Sunday, January 16, 2005
Long ago, I used to have an embarrassing romantic infatuation with stars. I used to write
poetry about them. Sometimes I cringe at the memory, but usually I remember that period with amusement, indulgence, and yes, nostalgia.
Later, I turned it into a sort of general fascination with astronomy. I spent cloudless nights outside with my sister, squinting through a pair of binoculars, hoping to glimpse a nebula, or the rings of Saturn, or the distinctive bands of Jupiter. We did see some things, but without better magnification, we were never quite sure of what we saw. I pored over star maps, tried to identify constellations from my kitchen window, noted their nightly march across the sky, even drew diagrams for future reference.
It wasn't a solitary pursuit. I had friends who were similarly enchanted with the night sky, and we revelled in it together. The fleeting visions of shooting stars in pre-dawn hours at Ubin. The dizzying majesty of a starlit tapestry unsullied by the encroaching urban light haze. The sudden panic that if you didn't hang on to something, you might just slide off the face of the Earth - because the heavens are eternally stationary and the ground beneath your back is
moving.
These days, I hardly pay any attention to the stars. I haven't been doing so for years. Mould has long since made my binoculars useless, a telescope is beyond my budget, I've been so preoccupied with down-to-earth matters. The stars are nothing but indistinct, random pinpricks of feeble light - their past glory a faded memory swiftly slipping away with time, like everything else. And then, the clouds close in.
... ...
I'm becoming addicted to a nocturnal lifestyle. This
has to be unhealthy. It really ruins job opportunities when prospective employers call in the morning, forcing me to wake up in order to conduct a groggy, brain-addled conversation that I would later regret.
What
am I doing this late at night? Glaring disgustedly at trite and mechanical application essays, trying to inject a spark of something,
anything. Without much success, I might add.

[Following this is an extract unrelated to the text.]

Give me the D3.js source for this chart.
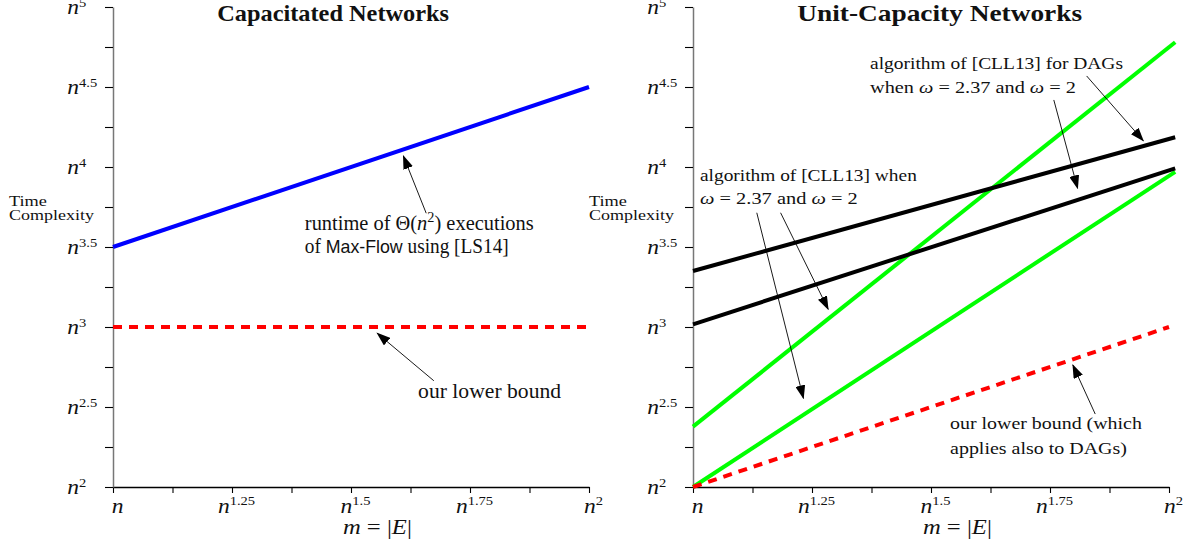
<!DOCTYPE html>
<html>
<head>
<meta charset="utf-8">
<script src="https://cdn.jsdelivr.net/npm/d3@7"></script>
<style>
  body { margin: 0; background: #fff; }
  svg { display: block; }
</style>
</head>
<body>
<svg id="chart" width="1190" height="550"></svg>
<script>
// both axes are exponents of n
const xTickVals = [1, 1.25, 1.5, 1.75, 2];
const xMinorVals = [1.125, 1.375, 1.625, 1.875];
const yTickVals = [2, 2.5, 3, 3.5, 4, 4.5, 5];
const yMinorVals = [2.25, 2.75, 3.25, 3.75, 4.25, 4.75];

// capacitated networks: [exponent of m, exponent of time]
const capMaxFlow = [[1, 3.5], [2, 4.5]];
const capLowerBound = [[1, 3], [2, 3]];

// unit-capacity networks
const unitCllHigh = [[1, 2.377], [2.013, 4.78]];
const unitCllLow = [[1, 2.0], [2.013, 3.97]];
const unitDagHigh = [[1, 3.35], [2.013, 4.186]];
const unitDagLow = [[1, 3.017], [2.013, 3.992]];
const unitLowerBound = [[1, 2], [2, 3]];

const svg = d3.select("#chart");
const serif = "'Liberation Serif', 'Times New Roman', serif";
const sans = "'Liberation Sans', Arial, sans-serif";

svg.append("defs").append("marker")
    .attr("id", "head")
    .attr("viewBox", "0 0 14 10")
    .attr("refX", 13)
    .attr("refY", 5)
    .attr("markerWidth", 14)
    .attr("markerHeight", 10)
    .attr("markerUnits", "userSpaceOnUse")
    .attr("orient", "auto")
  .append("path")
    .attr("d", "M0,0L14,5L0,10Z")
    .attr("fill", "#000");

// text with italic / sans / superscript pieces, stretched to a width
function addRich(parent, px, py, parts, o) {
  const g = parent.append("g").attr("transform", `translate(${px},${py})`);
  const t = g.append("text")
      .attr("font-family", serif)
      .attr("font-size", o.size)
      .attr("font-weight", o.bold ? "bold" : null)
      .attr("text-anchor", o.anchor || "start")
      .attr("fill", "#111");
  let lift = 0;
  parts.forEach(p => {
    const s = t.append("tspan");
    const plain = typeof p === "string";
    if (plain) s.text(p);
    else if (p.it) s.attr("font-style", "italic").text(p.it);
    else if (p.sf) s.attr("font-family", sans).attr("font-size", o.size * 0.92).text(p.sf);
    if (!plain && p.sup) {
      s.attr("font-size", o.supSize).attr("dy", -o.supRise).text(p.sup);
      lift += o.supRise;
    } else if (lift) {
      s.attr("dy", lift);
      lift = 0;
    }
  });
  const k = o.width ? o.width / t.node().getComputedTextLength() : (o.stretch || 1);
  g.attr("transform", `translate(${px},${py}) scale(${k},1)`);
  return g;
}

function drawPanel(cfg) {
  const x = d3.scaleLinear().domain([1, 2]).range([cfg.left, cfg.left + 476]);
  const y = d3.scaleLinear().domain([2, 5]).range([487, 7]);
  const g = svg.append("g");

  const xAxis = g.append("g")
      .attr("transform", `translate(0,${y(2)})`)
      .call(d3.axisBottom(x).tickValues(xTickVals.concat(xMinorVals))
        .tickSize(6).tickSizeOuter(0).tickFormat(""));
  xAxis.select(".domain").attr("stroke", "#000").attr("stroke-width", 1.3);
  xAxis.selectAll(".tick line").attr("stroke", "#000").attr("stroke-width", 1.1);

  const yAxis = g.append("g")
      .attr("transform", `translate(${x(1)},0)`)
      .call(d3.axisLeft(y).tickValues(yTickVals.concat(yMinorVals))
        .tickSize(8).tickSizeOuter(0).tickFormat(""));
  yAxis.select(".domain").attr("stroke", "#777").attr("stroke-width", 1.5);
  yAxis.selectAll(".tick line").attr("stroke", "#000").attr("stroke-width", 1.1);

  xTickVals.forEach(v => {
    const parts = v === 1 ? [{ it: "n" }] : [{ it: "n" }, { sup: String(v) }];
    addRich(g, x(v) + 4.5, y(2) + 26, parts,
      { size: 21, supSize: 13, supRise: 8, anchor: "middle", stretch: 1.12 });
  });
  yTickVals.forEach(v => {
    addRich(g, x(1) - 45.7, y(v) + 7, [{ it: "n" }, { sup: String(v) }],
      { size: 21, supSize: 13, supRise: 7, stretch: 1.12 });
  });

  addRich(g, x(1) - 104, 205.5, ["Time"], { size: 15, width: 38 });
  addRich(g, x(1) - 104, 219.5, ["Complexity"], { size: 15, width: 85 });
  addRich(g, x(1.483), 534, [{ it: "m" }, " = |", { it: "E" }, "|"], { size: 21, width: 69 });
  addRich(g, x(1.219), 21, [cfg.title], { size: 24, bold: true, width: cfg.titleWidth });

  const line = d3.line().x(d => x(d[0])).y(d => y(d[1]));
  cfg.series.forEach(s => {
    g.append("path")
        .datum(s.data)
        .attr("d", line)
        .attr("fill", "none")
        .attr("stroke", s.color)
        .attr("stroke-width", 4)
        .attr("stroke-dasharray", s.dash ? "9,7" : null);
  });

  cfg.arrows.forEach(a => {
    g.append("line")
        .attr("x1", x(a.from[0])).attr("y1", y(a.from[1]))
        .attr("x2", x(a.to[0])).attr("y2", y(a.to[1]))
        .attr("stroke", "#000")
        .attr("stroke-width", 0.9)
        .attr("marker-end", "url(#head)");
  });

  cfg.notes.forEach(n => {
    n.lines.forEach((ln, i) => {
      addRich(g, x(n.x), y(n.y) + i * n.gap, ln,
        { size: n.size, supSize: n.size * 0.7, supRise: n.size * 0.4, width: n.widths[i] });
    });
  });
}

drawPanel({
  left: 113,
  title: "Capacitated Networks",
  titleWidth: 232,
  series: [
    { data: capMaxFlow, color: "#0000ff" },
    { data: capLowerBound, color: "#ff0000", dash: true }
  ],
  arrows: [
    { from: [1.658, 3.711], to: [1.61, 4.069] },
    { from: [1.674, 2.664], to: [1.555, 2.961] }
  ],
  notes: [
    { x: 1.403, y: 3.606, gap: 23, size: 20, widths: [229, 204], lines: [
      ["runtime of Θ(", { it: "n" }, { sup: "2" }, ") executions"],
      ["of ", { sf: "Max-Flow" }, " using [LS14]"]
    ] },
    { x: 1.641, y: 2.556, gap: 23, size: 20, widths: [143], lines: [["our lower bound"]] }
  ]
});

drawPanel({
  left: 693,
  title: "Unit-Capacity Networks",
  titleWidth: 285,
  series: [
    { data: unitCllHigh, color: "#00ff00" },
    { data: unitCllLow, color: "#00ff00" },
    { data: unitDagHigh, color: "#000" },
    { data: unitDagLow, color: "#000" },
    { data: unitLowerBound, color: "#ff0000", dash: true }
  ],
  arrows: [
    { from: [1.827, 4.569], to: [1.946, 4.164] },
    { from: [1.758, 4.419], to: [1.808, 3.867] },
    { from: [1.134, 3.714], to: [1.232, 2.554] },
    { from: [1.184, 3.714], to: [1.284, 3.111] },
    { from: [1.845, 2.456], to: [1.798, 2.7625] }
  ],
  notes: [
    { x: 1.372, y: 4.611, gap: 23.4, size: 17, widths: [253, 206], lines: [
      ["algorithm of [CLL13] for DAGs"],
      ["when ", { it: "ω" }, " = 2.37 and ", { it: "ω" }, " = 2"]
    ] },
    { x: 1.0147, y: 3.914, gap: 23.6, size: 17, widths: [217, 158], lines: [
      ["algorithm of [CLL13] when"],
      [{ it: "ω" }, " = 2.37 and ", { it: "ω" }, " = 2"]
    ] },
    { x: 1.54, y: 2.361, gap: 25, size: 17, widths: [192, 177], lines: [
      ["our lower bound (which"],
      ["applies also to DAGs)"]
    ] }
  ]
});
</script>
</body>
</html>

What are your career aspirations? Good heavens, I don't know. Not the finer details, at least. What am I supposed to do when I'm non-committal to the core? When short-term uncertainties are already bad enough, not to mention
major career decisions?
Damn. The path of least resistance is the most tempting, but... but I WILL finish this, nevertheless. At least no one can blame me for not trying. (Ah, but as for trying hard enough?)